Abdulrahman Zeitoun survived Katrina and helped many other survivors in his canoe. So why is he being arrested? A true story.

Jewell Parker Rhodes, Ninth Ward

A middle-grade, award-winning look at Katrina.

Paul Volponi, Hurricane Song

Volponi takes you into the Superdome in the aftermath of Katrina through the eyes of a jazz musician’s son.  If you’re looking for a tense atmosphere in your realistic fiction, this one’s for you.

Jame Richards, Three Rivers Rising: A Novel of the Johnstown Flood

Ok, so this disaster was caused by neglect of a dam by a group of rich people, but I had to include it because I’m a Western Pennsylvanian.  The story of the Johnstown Flood is made all the more dramatic because it probably could have been prevented – but it already includes a giant wall of water racing 14 miles through a valley and ending up in Johnstown, where the debris got caught on a bridge and promptly caught fire. It was the biggest disaster in the history of the United States up to that point – our own little apocalypse. Take a look at the facts here.

non-fiction

Kate Evans, Weird Weather: Everything You Didn’t Want to Know About Climate Change But Probably Should Find Out

I’m a huge fan of graphic non-fiction because I’m a visual thinker, and pages of facts, howe’er interesting, tend not to stick as well as pages of illustrated facts.  I hear one of the narrators here is a mad scientist, too. Not a bad choice for learning about a depressing subject.
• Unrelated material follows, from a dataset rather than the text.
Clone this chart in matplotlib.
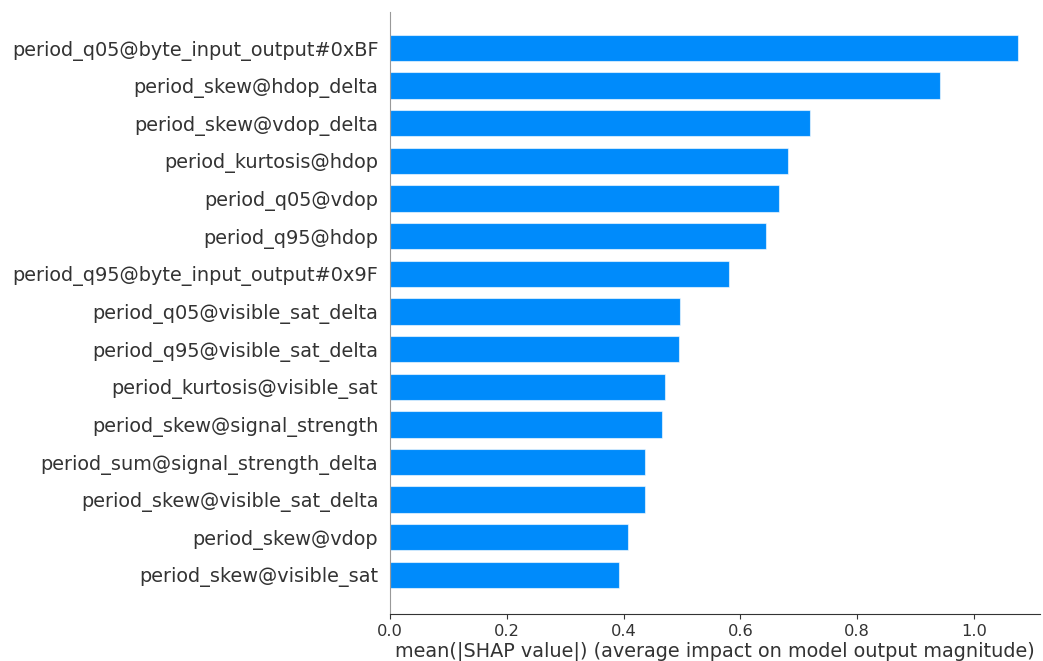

Cody Lundin, When All Hell Breaks Loose

Maybe you’ve watched the excellent show Dual Survivor, where Lundin, sockless lover of “Ma Earth” is paired with an ex-Army sniper and sent out into various wildernesses?  It’s classic Odd Couple stuff that could teach you how to not die when the big one comes.  And Cody has written two books, for those of you without cable or without friends without cable.

Bonus: films

Melancholia, 2011, dir. Lars Von Trier

Lars Von Trier doesn’t make the happiest or most woman-friendly movies. I’d say this one is meanest to HUMANITY and not women, and it’s gorgeous.  The most gorgeous depiction of crushing depression and impending DOOM that you’ll ever see. Starring Kirsten Dunst!

Take Shelter, 2011, dir. Jeff Nichols

Encroaching schizophrenia or visions of what is to come – oily rain, flocking birds, and violent attacks. What’s a man to do but build an underground storm shelter? Michael Shannon knocks it out of the park.

2012, 2009, dir. Roland Emmerich

Completely believable global cataclysms. At least, that’s what my friends say who’ve seen this.

The Day After Tomorrow, 2004, dir. Roland Emmerich

I’m sorry, but this is when Jake Gyllenhaal started to lose his Donnie Darko shine.  Speaking of apocalyptic films…

Deep Impact, 1998, dir. Mimi Leder

Armageddon, 1998, dir. Michael Bay

Michael Bay ensures that you “don’t wanna miss a thing”

Waterworld, 1995, dir. Kevin Costner

I can’t say it better than IMDB: “In a future where the polar ice caps have melted and most of Earth is underwater, a mutated mariner fights starvation and outlaw ‘smokers,’ and reluctantly helps a woman and a young girl try to find dry land.”

Nausicaa of the Valley of the Wind,  1984, dir. Hayao Miyazaki

Once again, IMDB comes through: “In the far future, man has destroyed the Earth in the “Seven Days of Fire”. Now, there are small pockets of humanity that survive. One pocket is the Valley of Wind where a princess named Nausicaä tries to understand, rather than destroy the Toxic Jungle.” And warns you not to get the old US release entitled Warriors of the Wind.

What are your favorite books and movies about apocalyptic weather?